Sunday 8 September was celebrated as the Patronal Festival in Saint Mary’s Cathedral, Limerick (Photograph: Patrick Comerford, 2019)
Patrick Comerford
I spent much of Sunday afternoon [8 September 2019] in Saint Mary’s Cathedral, Limerick, where I am the canon precentor. Sunday was the Feast of the Birth of the Blessed Virgin Mary, and we had already marked this day in the Church calendar in both Castletown Church and Holy Trinity Church, Rathkeale.
But it was a special day in Saint Mary’s Cathedral, where the cathedral community and the cathedral friends celebrated the Patronal and Friends’ Festival.

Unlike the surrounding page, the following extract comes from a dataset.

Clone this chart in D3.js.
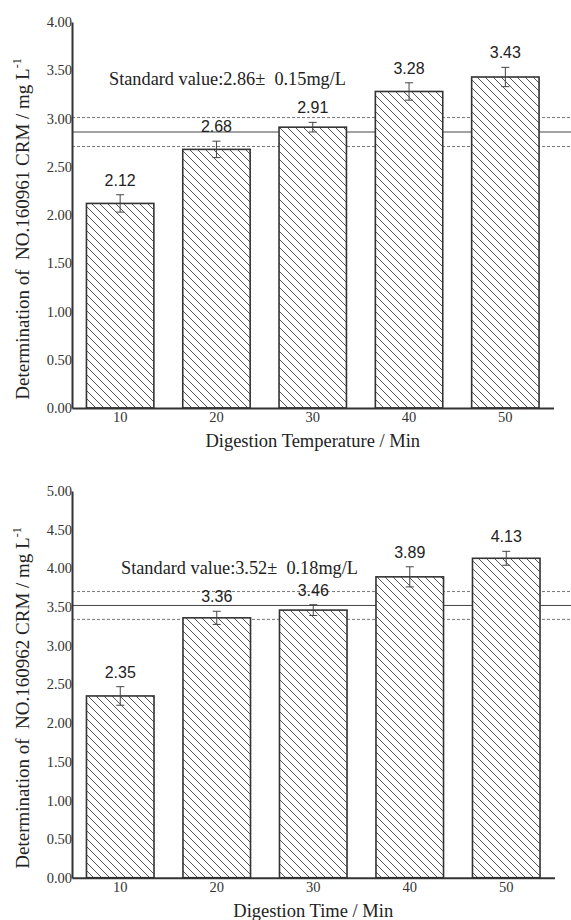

Archbishop Walton Empey, who as Archbishop of Dublin was my ordaining bishop, and who is a former Dean and Bishop of Limerick, was the preacher at the Choral Eucharist in the morning.
In addition, the Friends’ lunch and annual general meeting took place in the cathedral, as well as the dedication of gifts, including lighting for the reredos, refurbished chapter chairs and cushions for the choir and chapter stalls.
I sat in those chapter stall in the afternoon during Choral Evensong at the close of the festival, along with other chapter members.
The current edition of Doorways (Autumn 2019, Vol 1 No 2), the friends’ newsletter includes an edited version of a blog posting from earlier this year:
Precentor’s Medal
The Dean of Limerick, the Very Revd Niall Sloane, presented me with a medal to wear as the Precentor of Limerick. It is traditional for deans to wear a medal displaying the seal of their cathedral, and many precentors in cathedrals in the Church of England wear a similar symbol of office. But I think I may be the first precentor in a cathedral in the Church of Ireland to have been presented with a medal of office bearing the precentor’s seal.
Precentor’s Medal
The seal shows the Virgin Mary with the Christ Child, with a mediaeval precentor of Saint Mary’s kneeling in prayer in the cathedral.